Restate all the material verbatim, except for the pictures.

- - - - -

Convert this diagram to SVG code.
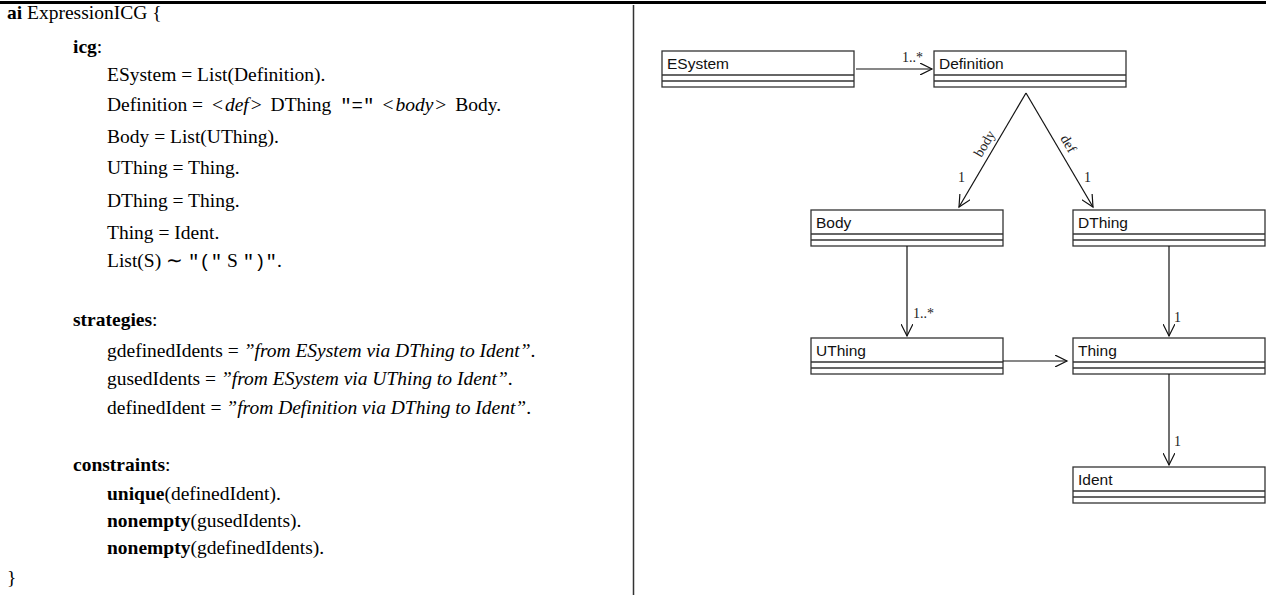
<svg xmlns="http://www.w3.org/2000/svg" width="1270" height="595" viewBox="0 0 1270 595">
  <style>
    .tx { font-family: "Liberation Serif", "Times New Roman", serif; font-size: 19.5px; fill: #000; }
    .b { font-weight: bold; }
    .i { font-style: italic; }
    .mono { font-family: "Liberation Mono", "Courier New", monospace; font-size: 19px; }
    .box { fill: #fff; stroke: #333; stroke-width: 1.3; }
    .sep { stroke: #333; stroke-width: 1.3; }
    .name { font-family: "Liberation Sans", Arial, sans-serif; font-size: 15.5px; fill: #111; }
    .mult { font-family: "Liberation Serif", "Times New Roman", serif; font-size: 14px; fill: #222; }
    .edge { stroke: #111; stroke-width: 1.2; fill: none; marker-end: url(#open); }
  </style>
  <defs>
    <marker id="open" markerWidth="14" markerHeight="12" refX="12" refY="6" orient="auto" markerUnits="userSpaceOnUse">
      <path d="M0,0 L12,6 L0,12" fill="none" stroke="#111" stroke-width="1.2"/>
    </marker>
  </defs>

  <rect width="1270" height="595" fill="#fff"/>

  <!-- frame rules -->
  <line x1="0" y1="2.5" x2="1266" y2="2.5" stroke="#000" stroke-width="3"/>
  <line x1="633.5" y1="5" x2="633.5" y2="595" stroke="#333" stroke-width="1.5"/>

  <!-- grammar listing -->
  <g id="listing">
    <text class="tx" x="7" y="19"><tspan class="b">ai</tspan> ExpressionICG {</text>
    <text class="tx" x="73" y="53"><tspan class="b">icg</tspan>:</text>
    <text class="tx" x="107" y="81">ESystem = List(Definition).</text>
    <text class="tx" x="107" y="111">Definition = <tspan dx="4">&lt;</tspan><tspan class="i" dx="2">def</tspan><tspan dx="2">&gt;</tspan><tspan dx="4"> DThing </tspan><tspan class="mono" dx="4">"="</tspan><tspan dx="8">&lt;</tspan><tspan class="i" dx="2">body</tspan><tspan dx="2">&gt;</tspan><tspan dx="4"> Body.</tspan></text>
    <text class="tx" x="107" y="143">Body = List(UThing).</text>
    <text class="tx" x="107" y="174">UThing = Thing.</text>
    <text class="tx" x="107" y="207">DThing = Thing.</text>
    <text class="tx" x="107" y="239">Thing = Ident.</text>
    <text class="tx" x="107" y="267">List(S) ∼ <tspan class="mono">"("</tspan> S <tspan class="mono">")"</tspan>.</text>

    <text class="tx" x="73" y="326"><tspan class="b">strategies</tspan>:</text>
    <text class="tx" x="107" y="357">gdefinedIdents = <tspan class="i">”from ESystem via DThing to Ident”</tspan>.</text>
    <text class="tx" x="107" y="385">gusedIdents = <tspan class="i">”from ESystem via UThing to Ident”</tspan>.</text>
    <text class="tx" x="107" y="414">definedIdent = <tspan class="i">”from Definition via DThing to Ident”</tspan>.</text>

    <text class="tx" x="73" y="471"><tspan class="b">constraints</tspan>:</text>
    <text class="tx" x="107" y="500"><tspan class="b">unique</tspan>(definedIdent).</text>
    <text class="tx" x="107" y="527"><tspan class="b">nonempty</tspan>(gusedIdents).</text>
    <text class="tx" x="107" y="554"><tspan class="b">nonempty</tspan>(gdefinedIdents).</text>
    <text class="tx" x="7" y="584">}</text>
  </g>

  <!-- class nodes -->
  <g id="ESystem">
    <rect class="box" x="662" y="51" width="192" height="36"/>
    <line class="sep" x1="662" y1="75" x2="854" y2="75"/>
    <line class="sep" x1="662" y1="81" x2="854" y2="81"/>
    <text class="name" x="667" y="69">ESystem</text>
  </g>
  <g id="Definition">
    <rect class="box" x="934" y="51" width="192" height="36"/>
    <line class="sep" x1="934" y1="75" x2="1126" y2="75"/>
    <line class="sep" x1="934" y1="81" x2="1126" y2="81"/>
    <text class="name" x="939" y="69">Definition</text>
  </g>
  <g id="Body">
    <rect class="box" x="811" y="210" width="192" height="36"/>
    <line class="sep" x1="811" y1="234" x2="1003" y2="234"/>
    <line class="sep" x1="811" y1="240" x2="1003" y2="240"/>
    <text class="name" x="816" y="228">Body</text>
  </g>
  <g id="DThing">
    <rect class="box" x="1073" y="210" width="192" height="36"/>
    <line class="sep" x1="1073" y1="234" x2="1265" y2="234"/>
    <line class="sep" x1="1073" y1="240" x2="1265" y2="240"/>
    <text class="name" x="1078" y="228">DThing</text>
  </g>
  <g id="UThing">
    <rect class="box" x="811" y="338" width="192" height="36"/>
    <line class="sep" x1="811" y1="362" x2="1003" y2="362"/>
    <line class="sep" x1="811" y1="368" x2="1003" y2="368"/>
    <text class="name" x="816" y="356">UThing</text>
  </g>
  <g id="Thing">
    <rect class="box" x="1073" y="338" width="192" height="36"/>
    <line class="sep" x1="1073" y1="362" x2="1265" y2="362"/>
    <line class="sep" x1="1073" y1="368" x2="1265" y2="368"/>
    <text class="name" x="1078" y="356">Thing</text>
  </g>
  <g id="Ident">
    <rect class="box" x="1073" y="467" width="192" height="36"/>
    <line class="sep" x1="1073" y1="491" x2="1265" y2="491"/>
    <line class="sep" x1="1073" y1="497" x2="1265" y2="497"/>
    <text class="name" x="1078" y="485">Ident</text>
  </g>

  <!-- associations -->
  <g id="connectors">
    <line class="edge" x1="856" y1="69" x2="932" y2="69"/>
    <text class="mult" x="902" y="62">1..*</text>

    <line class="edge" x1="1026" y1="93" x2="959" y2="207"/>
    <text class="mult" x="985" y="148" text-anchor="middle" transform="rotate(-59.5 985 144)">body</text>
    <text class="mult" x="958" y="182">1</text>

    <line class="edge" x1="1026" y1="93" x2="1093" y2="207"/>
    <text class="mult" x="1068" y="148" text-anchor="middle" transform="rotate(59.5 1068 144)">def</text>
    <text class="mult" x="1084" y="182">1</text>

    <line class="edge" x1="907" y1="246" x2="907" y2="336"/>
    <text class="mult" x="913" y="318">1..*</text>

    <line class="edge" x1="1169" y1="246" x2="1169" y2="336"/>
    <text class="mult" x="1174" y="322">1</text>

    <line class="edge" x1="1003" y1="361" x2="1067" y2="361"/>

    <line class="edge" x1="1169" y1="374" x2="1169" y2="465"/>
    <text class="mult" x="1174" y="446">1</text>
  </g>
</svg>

- - - - -

### THE SOLUTION
Convert this diagram to SVG code.
<svg xmlns="http://www.w3.org/2000/svg" width="1270" height="595" viewBox="0 0 1270 595">
  <style>
    .tx { font-family: "Liberation Serif", "Times New Roman", serif; font-size: 19.5px; fill: #000; }
    .b { font-weight: bold; }
    .i { font-style: italic; }
    .mono { font-family: "Liberation Mono", "Courier New", monospace; font-size: 19px; }
    .box { fill: #fff; stroke: #333; stroke-width: 1.3; }
    .sep { stroke: #333; stroke-width: 1.3; }
    .name { font-family: "Liberation Sans", Arial, sans-serif; font-size: 15.5px; fill: #111; }
    .mult { font-family: "Liberation Serif", "Times New Roman", serif; font-size: 14px; fill: #222; }
    .edge { stroke: #111; stroke-width: 1.2; fill: none; marker-end: url(#open); }
  </style>
  <defs>
    <marker id="open" markerWidth="14" markerHeight="12" refX="12" refY="6" orient="auto" markerUnits="userSpaceOnUse">
      <path d="M0,0 L12,6 L0,12" fill="none" stroke="#111" stroke-width="1.2"/>
    </marker>
  </defs>

  <rect width="1270" height="595" fill="#fff"/>

  <!-- frame rules -->
  <line x1="0" y1="2.5" x2="1266" y2="2.5" stroke="#000" stroke-width="3"/>
  <line x1="633.5" y1="5" x2="633.5" y2="595" stroke="#333" stroke-width="1.5"/>

  <!-- grammar listing -->
  <g id="listing">
    <text class="tx" x="7" y="19"><tspan class="b">ai</tspan> ExpressionICG {</text>
    <text class="tx" x="73" y="53"><tspan class="b">icg</tspan>:</text>
    <text class="tx" x="107" y="81">ESystem = List(Definition).</text>
    <text class="tx" x="107" y="111">Definition = <tspan dx="4">&lt;</tspan><tspan class="i" dx="2">def</tspan><tspan dx="2">&gt;</tspan><tspan dx="4"> DThing </tspan><tspan class="mono" dx="4">"="</tspan><tspan dx="8">&lt;</tspan><tspan class="i" dx="2">body</tspan><tspan dx="2">&gt;</tspan><tspan dx="4"> Body.</tspan></text>
    <text class="tx" x="107" y="143">Body = List(UThing).</text>
    <text class="tx" x="107" y="174">UThing = Thing.</text>
    <text class="tx" x="107" y="207">DThing = Thing.</text>
    <text class="tx" x="107" y="239">Thing = Ident.</text>
    <text class="tx" x="107" y="267">List(S) ∼ <tspan class="mono">"("</tspan> S <tspan class="mono">")"</tspan>.</text>

    <text class="tx" x="73" y="326"><tspan class="b">strategies</tspan>:</text>
    <text class="tx" x="107" y="357">gdefinedIdents = <tspan class="i">”from ESystem via DThing to Ident”</tspan>.</text>
    <text class="tx" x="107" y="385">gusedIdents = <tspan class="i">”from ESystem via UThing to Ident”</tspan>.</text>
    <text class="tx" x="107" y="414">definedIdent = <tspan class="i">”from Definition via DThing to Ident”</tspan>.</text>

    <text class="tx" x="73" y="471"><tspan class="b">constraints</tspan>:</text>
    <text class="tx" x="107" y="500"><tspan class="b">unique</tspan>(definedIdent).</text>
    <text class="tx" x="107" y="527"><tspan class="b">nonempty</tspan>(gusedIdents).</text>
    <text class="tx" x="107" y="554"><tspan class="b">nonempty</tspan>(gdefinedIdents).</text>
    <text class="tx" x="7" y="584">}</text>
  </g>

  <!-- class nodes -->
  <g id="ESystem">
    <rect class="box" x="662" y="51" width="192" height="36"/>
    <line class="sep" x1="662" y1="75" x2="854" y2="75"/>
    <line class="sep" x1="662" y1="81" x2="854" y2="81"/>
    <text class="name" x="667" y="69">ESystem</text>
  </g>
  <g id="Definition">
    <rect class="box" x="934" y="51" width="192" height="36"/>
    <line class="sep" x1="934" y1="75" x2="1126" y2="75"/>
    <line class="sep" x1="934" y1="81" x2="1126" y2="81"/>
    <text class="name" x="939" y="69">Definition</text>
  </g>
  <g id="Body">
    <rect class="box" x="811" y="210" width="192" height="36"/>
    <line class="sep" x1="811" y1="234" x2="1003" y2="234"/>
    <line class="sep" x1="811" y1="240" x2="1003" y2="240"/>
    <text class="name" x="816" y="228">Body</text>
  </g>
  <g id="DThing">
    <rect class="box" x="1073" y="210" width="192" height="36"/>
    <line class="sep" x1="1073" y1="234" x2="1265" y2="234"/>
    <line class="sep" x1="1073" y1="240" x2="1265" y2="240"/>
    <text class="name" x="1078" y="228">DThing</text>
  </g>
  <g id="UThing">
    <rect class="box" x="811" y="338" width="192" height="36"/>
    <line class="sep" x1="811" y1="362" x2="1003" y2="362"/>
    <line class="sep" x1="811" y1="368" x2="1003" y2="368"/>
    <text class="name" x="816" y="356">UThing</text>
  </g>
  <g id="Thing">
    <rect class="box" x="1073" y="338" width="192" height="36"/>
    <line class="sep" x1="1073" y1="362" x2="1265" y2="362"/>
    <line class="sep" x1="1073" y1="368" x2="1265" y2="368"/>
    <text class="name" x="1078" y="356">Thing</text>
  </g>
  <g id="Ident">
    <rect class="box" x="1073" y="467" width="192" height="36"/>
    <line class="sep" x1="1073" y1="491" x2="1265" y2="491"/>
    <line class="sep" x1="1073" y1="497" x2="1265" y2="497"/>
    <text class="name" x="1078" y="485">Ident</text>
  </g>

  <!-- associations -->
  <g id="connectors">
    <line class="edge" x1="856" y1="69" x2="932" y2="69"/>
    <text class="mult" x="902" y="62">1..*</text>

    <line class="edge" x1="1026" y1="93" x2="959" y2="207"/>
    <text class="mult" x="985" y="148" text-anchor="middle" transform="rotate(-59.5 985 144)">body</text>
    <text class="mult" x="958" y="182">1</text>

    <line class="edge" x1="1026" y1="93" x2="1093" y2="207"/>
    <text class="mult" x="1068" y="148" text-anchor="middle" transform="rotate(59.5 1068 144)">def</text>
    <text class="mult" x="1084" y="182">1</text>

    <line class="edge" x1="907" y1="246" x2="907" y2="336"/>
    <text class="mult" x="913" y="318">1..*</text>

    <line class="edge" x1="1169" y1="246" x2="1169" y2="336"/>
    <text class="mult" x="1174" y="322">1</text>

    <line class="edge" x1="1003" y1="361" x2="1067" y2="361"/>

    <line class="edge" x1="1169" y1="374" x2="1169" y2="465"/>
    <text class="mult" x="1174" y="446">1</text>
  </g>
</svg>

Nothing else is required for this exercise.